Warlpiri Education Presentation at PULiiMA Conference, 2019. Photo Donna Robinson © Arts Law

The poet Kirli Saunders spoke about Indigenous poetry and an extract from one of her beautiful poems is at the introduction to this article.  There was an excellent talk, presented in Auslan by Rodney Adams, on the need to increase the use of sign language in indigenous communities where the incidence of deafness and hearing loss is much higher than in the rest of the population and without sign language is an impediment to obtaining a full education.  This presentation included reference to the widespread use of a common sign language among the different Indigenous tribes across the plains of the US, Canada and northern Mexico, the Plains Indian Sign Language, for many centuries particularly in the 1800s.

Overall the conference made clear that the focus of these language organisations is to record languages before, and sometimes after, they have been lost and to educate the next generation in those languages.  Education of the next generation came up again and again.  There is a push for Indigenous languages to form part of the school curriculum throughout the country, and it is ironic that these languages aren’t commonly being taught whereas languages from many other countries are.  However Indigenous languages are now being taught in some schools and a lot of work is being done to expand this spread through a national strategy.

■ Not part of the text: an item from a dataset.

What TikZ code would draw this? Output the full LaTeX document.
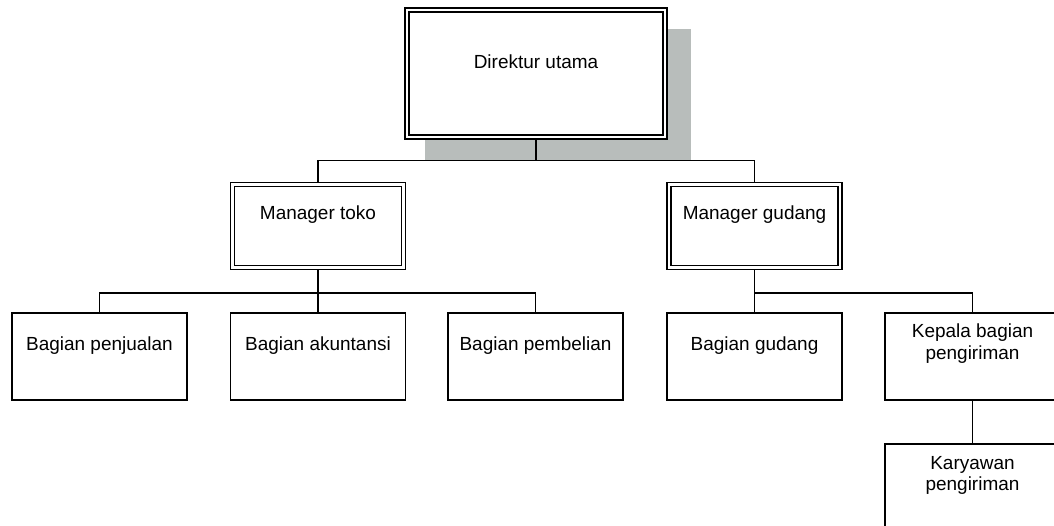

On 23 August 2019 Lee Elsdon, a lawyer at Arts Law, joined Donna to attend the First Languages Australia meeting which followed on from the conference.  The meeting started off with a panel on which Donna talked about the Digital Deeds project and the importance of having clear agreements in place to record who owns the copyright in stories, words, images, videos and other mediums.  Other panellists covered working with language in science, the development of protocols and pay rates and awards for workers in language organisations.  Following the panel there were workshops where Arts Law gave advice to participants on legal questions raised and obtained feedback on which contracts would best assist the organisations in the work they’re doing now, and in the near future. 

When completed in 2020, the Arts Law template contracts and explanatory notes will be available on the Arts Law website.